My work as an organizer and activist also informs how I facilitate class discussions. My experiences have taught me that without praxis, theory is meaningless. This understanding helps direct conversations to connect what is learned in class to tangible and lived realities, as well as to ongoing social movement struggles. It has also taught me that tension or momentary silence is not always negative. We learn by grappling with things that push us out of our comfort zone.
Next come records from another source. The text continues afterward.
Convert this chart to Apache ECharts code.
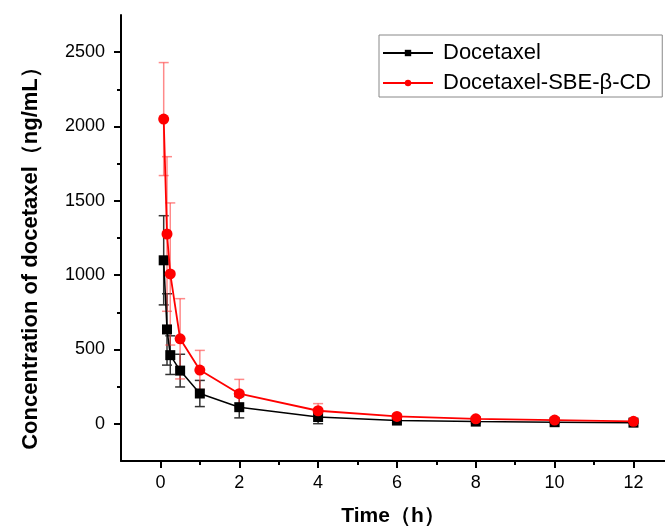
<!DOCTYPE html>
<html>
<head>
<meta charset="utf-8">
<script src="https://cdn.jsdelivr.net/npm/echarts@6/dist/echarts.min.js"></script>
<style>
  html, body { margin: 0; padding: 0; background: #fff; }
  #main { width: 665px; height: 532px; }
</style>
</head>
<body>
<div id="main"></div>
<script>
// sampling times (h)
var timeH = [0.083, 0.167, 0.25, 0.5, 1, 2, 4, 6, 8, 10, 12];
// Docetaxel mean / SD (ng/mL)
var docMean = [1100, 635, 462, 358, 204, 112, 46, 22, 15, 11, 8];
var docSD = [300, 240, 130, 110, 88, 72, 45, 12, 10, 6, 5];
// Docetaxel-SBE-β-CD mean / SD (ng/mL)
var sbeMean = [2050, 1277, 1008, 572, 362, 203, 88, 50, 34, 25, 17];
var sbeSD = [380, 520, 478, 270, 132, 96, 48, 15, 10, 8, 6];
// ticks
var xMajor = [0, 2, 4, 6, 8, 10, 12];
var xMinor = [1, 3, 5, 7, 9, 11];
var yMajor = [0, 500, 1000, 1500, 2000, 2500];
var yMinor = [250, 750, 1250, 1750, 2250];

var chart = echarts.init(document.getElementById('main'));

function pts(xs, ys) {
    return xs.map(function (x, i) { return [x, ys[i]]; });
}
function bars(xs, m, sd) {
    return xs.map(function (x, i) { return [x, m[i] - sd[i], m[i] + sd[i]]; });
}
// vertical error bar with caps
function errRender(color) {
    return function (params, api) {
        var x = api.value(0);
        var lo = api.coord([x, api.value(1)]);
        var hi = api.coord([x, api.value(2)]);
        var w = 5;
        var st = { stroke: color, lineWidth: 1.5 };
        return {
            type: 'group',
            children: [
                { type: 'line', shape: { x1: hi[0], y1: hi[1], x2: lo[0], y2: lo[1] }, style: st },
                { type: 'line', shape: { x1: hi[0] - w, y1: hi[1], x2: hi[0] + w, y2: hi[1] }, style: st },
                { type: 'line', shape: { x1: lo[0] - w, y1: lo[1], x2: lo[0] + w, y2: lo[1] }, style: st }
            ]
        };
    };
}

var font = 'Arial, "Liberation Sans", sans-serif';
var plain = function (v) { return String(v); };

var option = {
    backgroundColor: '#fff',
    animation: false,
    textStyle: { fontFamily: font },
    grid: { left: 121, right: 0, top: 15, bottom: 71 },
    legend: {
        orient: 'vertical',
        left: 379,
        top: 35,
        data: ['Docetaxel', 'Docetaxel-SBE-β-CD'],
        itemWidth: 50,
        itemHeight: 8,
        itemGap: 8,
        padding: [7, 11, 3, 3],
        borderColor: '#888',
        borderWidth: 1,
        borderRadius: 0,
        textStyle: { fontSize: 22, color: '#000', fontFamily: font, lineHeight: 22, padding: [0, 0, 0, 5] }
    },
    xAxis: [{
        type: 'value', min: -1, max: 12.8,
        name: 'Time（h）', nameLocation: 'middle', nameGap: 45,
        nameTextStyle: { fontSize: 21, fontWeight: 'bold', color: '#000', fontFamily: font },
        axisLine: { onZero: false, lineStyle: { color: '#000', width: 2 } },
        axisTick: { customValues: xMajor, length: 7, lineStyle: { color: '#000', width: 2 } },
        axisLabel: { customValues: xMajor, formatter: plain, fontSize: 18, color: '#000', margin: 13, fontFamily: font },
        splitLine: { show: false }
    }, {
        type: 'value', min: -1, max: 12.8, position: 'bottom',
        axisLine: { show: false, onZero: false },
        axisTick: { customValues: xMinor, length: 4, lineStyle: { color: '#000', width: 2 } },
        axisLabel: { show: false },
        splitLine: { show: false }
    }],
    yAxis: [{
        type: 'value', min: -250, max: 2750,
        name: 'Concentration of docetaxel（ng/mL）', nameLocation: 'middle', nameGap: 79,
        nameTextStyle: { fontSize: 22, fontWeight: 'bold', color: '#000', fontFamily: font, padding: [0, 30, 0, 0] },
        axisLine: { onZero: false, lineStyle: { color: '#000', width: 2 } },
        axisTick: { customValues: yMajor, length: 7, lineStyle: { color: '#000', width: 2 } },
        axisLabel: { customValues: yMajor, formatter: plain, fontSize: 18, color: '#000', margin: 16, fontFamily: font },
        splitLine: { show: false }
    }, {
        type: 'value', min: -250, max: 2750, position: 'left',
        axisLine: { show: false, onZero: false },
        axisTick: { customValues: yMinor, length: 4, lineStyle: { color: '#000', width: 2 } },
        axisLabel: { show: false },
        splitLine: { show: false }
    }],
    series: [
        {
            type: 'custom', renderItem: errRender('#333'), data: bars(timeH, docMean, docSD),
            encode: { x: 0, y: [1, 2] }, z: 1, silent: true
        },
        {
            type: 'custom', renderItem: errRender('rgba(255,60,60,0.6)'), data: bars(timeH, sbeMean, sbeSD),
            encode: { x: 0, y: [1, 2] }, z: 1, silent: true
        },
        {
            name: 'Docetaxel', type: 'line', data: pts(timeH, docMean),
            symbol: 'rect', symbolSize: 10, color: '#000',
            lineStyle: { color: '#000', width: 1.5 }, z: 3
        },
        {
            name: 'Docetaxel-SBE-β-CD', type: 'line', data: pts(timeH, sbeMean),
            symbol: 'circle', symbolSize: 11, color: '#ff0000',
            lineStyle: { color: '#ff0000', width: 1.8 }, z: 4
        }
    ]
};

chart.setOption(option);
</script>
</body>
</html>
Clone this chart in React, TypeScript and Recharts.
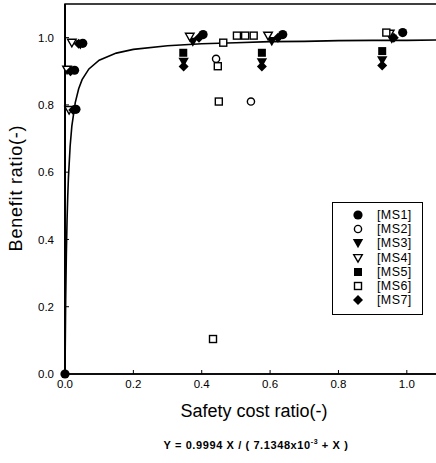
import React from 'react';
import { ScatterChart, Scatter, XAxis, YAxis, ReferenceArea } from 'recharts';

type Pt = { x: number; y: number };

// fitted curve
const curveX = [0, 0.002, 0.004, 0.006, 0.008, 0.01, 0.015, 0.02, 0.03, 0.04, 0.05, 0.07, 0.1, 0.15, 0.2, 0.3, 0.4, 0.5, 0.6, 0.7, 0.8, 0.9, 1.0, 1.1];
const curveY = [0, 0.219, 0.359, 0.457, 0.528, 0.583, 0.677, 0.737, 0.807, 0.848, 0.875, 0.907, 0.933, 0.954, 0.965, 0.976, 0.982, 0.985, 0.988, 0.989, 0.991, 0.992, 0.992, 0.993];

const ms1: Pt[] = [
  { x: 0, y: 0 }, { x: 0.032, y: 0.787 }, { x: 0.028, y: 0.903 }, { x: 0.052, y: 0.983 },
  { x: 0.404, y: 1.009 }, { x: 0.637, y: 1.009 }, { x: 0.988, y: 1.015 },
];
const ms2: Pt[] = [
  { x: 0.442, y: 0.937 }, { x: 0.544, y: 0.81 },
];
const ms3: Pt[] = [
  { x: 0.045, y: 0.98 }, { x: 0.347, y: 0.928 }, { x: 0.374, y: 0.988 },
  { x: 0.576, y: 0.927 }, { x: 0.605, y: 0.99 }, { x: 0.928, y: 0.933 }, { x: 0.956, y: 0.997 },
];
const ms4: Pt[] = [
  { x: 0.012, y: 0.785 }, { x: 0.006, y: 0.905 }, { x: 0.02, y: 0.985 },
  { x: 0.365, y: 1.003 }, { x: 0.594, y: 1.006 }, { x: 0.95, y: 1.012 },
];
const ms5: Pt[] = [
  { x: 0.346, y: 0.955 }, { x: 0.576, y: 0.955 }, { x: 0.928, y: 0.96 },
];
const ms6: Pt[] = [
  { x: 0.433, y: 0.104 }, { x: 0.45, y: 0.81 }, { x: 0.447, y: 0.915 }, { x: 0.463, y: 0.985 },
  { x: 0.503, y: 1.006 }, { x: 0.527, y: 1.006 }, { x: 0.552, y: 1.006 }, { x: 0.94, y: 1.015 },
];
const ms7: Pt[] = [
  { x: 0.024, y: 0.785 }, { x: 0.016, y: 0.9 }, { x: 0.04, y: 0.982 },
  { x: 0.347, y: 0.914 }, { x: 0.392, y: 1.0 }, { x: 0.576, y: 0.914 }, { x: 0.623, y: 1.0 },
  { x: 0.928, y: 0.917 }, { x: 0.962, y: 1.0 },
];

const xTicks = [0, 0.2, 0.4, 0.6, 0.8, 1.0];
const yTicks = [0, 0.2, 0.4, 0.6, 0.8, 1.0];
const seriesNames = ['[MS1]', '[MS2]', '[MS3]', '[MS4]', '[MS5]', '[MS6]', '[MS7]'];
const seriesKinds = ['circleF', 'circleO', 'triF', 'triO', 'sqF', 'sqO', 'diaF'];

const curve: Pt[] = curveX.map((x, i) => ({ x, y: curveY[i] }));
const seriesData = [ms1, ms2, ms3, ms4, ms5, ms6, ms7];

function Marker({ cx, cy, kind }: { cx: number; cy: number; kind: string }) {
  const sw = 1.4;
  switch (kind) {
    case 'circleF':
      return <circle cx={cx} cy={cy} r={4.6} fill="#000" />;
    case 'circleO':
      return <circle cx={cx} cy={cy} r={3.6} fill="#fff" stroke="#000" strokeWidth={sw} />;
    case 'triF':
      return <polygon points={`${cx - 5.2},${cy - 4} ${cx + 5.2},${cy - 4} ${cx},${cy + 5.2}`} fill="#000" />;
    case 'triO':
      return <polygon points={`${cx - 4.3},${cy - 3.4} ${cx + 4.3},${cy - 3.4} ${cx},${cy + 4.2}`} fill="#fff" stroke="#000" strokeWidth={sw} />;
    case 'sqF':
      return <rect x={cx - 4} y={cy - 4} width={8} height={8} fill="#000" />;
    case 'sqO':
      return <rect x={cx - 3.5} y={cy - 3.5} width={7} height={7} fill="#fff" stroke="#000" strokeWidth={sw} />;
    case 'diaF':
      return <polygon points={`${cx},${cy - 5} ${cx + 5},${cy} ${cx},${cy + 5} ${cx - 5},${cy}`} fill="#000" />;
    default:
      return <g />;
  }
}

const font = 'Arial, "Liberation Sans", Helvetica, sans-serif';

export default function App() {
  return (
    <div
      style={{
        position: 'absolute', left: 0, top: 0, width: 436, height: 463,
        overflow: 'hidden', background: '#fff', fontFamily: font,
      }}
    >
      <ScatterChart width={446} height={463} margin={{ top: 4, right: 5, bottom: 0, left: 0 }}>
        <XAxis
          type="number" dataKey="x" domain={[0, 1.1]} ticks={xTicks} height={89}
          tickFormatter={(v: number) => v.toFixed(1)}
          tick={{ fontSize: 11.5, fill: '#000', fontFamily: font }}
          tickSize={-4} tickMargin={10}
          axisLine={{ stroke: '#000', strokeWidth: 1.5 }}
          tickLine={{ stroke: '#000' }}
        />
        <YAxis
          type="number" dataKey="y" domain={[0, 1.1]} ticks={yTicks} width={65}
          tickFormatter={(v: number) => v.toFixed(1)}
          tick={{ fontSize: 11.5, fill: '#000', fontFamily: font }}
          tickSize={-4} tickMargin={15}
          axisLine={{ stroke: '#000', strokeWidth: 2 }}
          tickLine={{ stroke: '#000' }}
        />
        <ReferenceArea x1={0} x2={1.1} y1={0} y2={1.1} fill="none" stroke="#000" strokeWidth={1.5} ifOverflow="visible" />
        <Scatter
          data={curve} isAnimationActive={false}
          line={{ stroke: '#000', strokeWidth: 1.6 }}
          shape={() => <g />}
        />
        {seriesData.map((d, i) => (
          <Scatter
            key={seriesNames[i]}
            name={seriesNames[i]}
            data={d}
            isAnimationActive={false}
            shape={(p: any) => <Marker cx={p.cx} cy={p.cy} kind={seriesKinds[i]} />}
          />
        ))}
      </ScatterChart>

      {/* legend */}
      <div
        style={{
          position: 'absolute', left: 332, top: 202, width: 89, height: 111,
          border: '1px solid #000', background: '#fff',
        }}
      >
        {seriesNames.map((n, i) => (
          <div key={n} style={{ position: 'absolute', left: 0, top: 5 + i * 14.2, height: 14, width: 89 }}>
            <svg width={14} height={14} style={{ position: 'absolute', left: 18, top: 0 }}>
              <Marker cx={7} cy={7} kind={seriesKinds[i]} />
            </svg>
            <span
              style={{
                position: 'absolute', left: 44, top: 0, fontSize: 12.5, lineHeight: '14px', letterSpacing: 0.4,
                fontFamily: font, color: '#000', whiteSpace: 'nowrap',
              }}
            >
              {n}
            </span>
          </div>
        ))}
      </div>

      {/* axis titles */}
      <div
        style={{
          position: 'absolute', left: 254, top: 411, transform: 'translate(-50%, -50%)',
          fontSize: 18, whiteSpace: 'nowrap', color: '#000', fontFamily: font,
        }}
      >
        Safety cost ratio(-)
      </div>
      <div
        style={{
          position: 'absolute', left: 16, top: 188, transform: 'translate(-50%, -50%) rotate(-90deg)',
          fontSize: 18, letterSpacing: 0.8, whiteSpace: 'nowrap', color: '#000', fontFamily: font,
        }}
      >
        Benefit ratio(-)
      </div>
      <div
        style={{
          position: 'absolute', left: 256, top: 445, transform: 'translate(-50%, -50%)',
          fontSize: 11, fontWeight: 'bold', letterSpacing: 0.6, whiteSpace: 'nowrap', color: '#000', fontFamily: font,
        }}
      >
        Y = 0.9994 X / ( 7.1348x10<sup style={{ fontSize: 7, verticalAlign: 'super', lineHeight: 0 }}>-3</sup> + X )
      </div>
    </div>
  );
}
I have found the film viewing guides and discussions are an effective way to teach about topics that seem far away and that might be seen as controversial, and at times, uncomfortable. Further, while anything I teach or share with my students is of course filtered through me—a point that I share, and discuss—the films allow for truths, knowledge, and stories to be shared by activists, organizers, and communities facing crises around water and energy. I position the knowledge of the movements, activists, organizers, and militants with whom I work at the centre of my work. My own history and present as an organizer informs my research, and in turn my teaching pedagogies, and guides how I think about water pedagogies of praxis beyond the academy and how to put them in conversation with—and at times challenge—pedagogies within the academy. I believe that education can be liberatory; but too often it is a tool to maintain the status quo. Early in my academic career I grappled with how to negotiate my different identities: teacher, researcher, organizer, political militant. Too often the academy tells us that we must be neutral. But neutrality is also a political stance. I have learned—through my experiences working with social movements, organizing for social change, and working as a teacher and researcher—that these different pieces of my work are all inextricably interrelated. When I teach, including about water, it is not my job to be neutral; it is my job to present information, and to act as a facilitator of information so that students might engage with the material and with each other, and to learn, grown, and form their own ideas.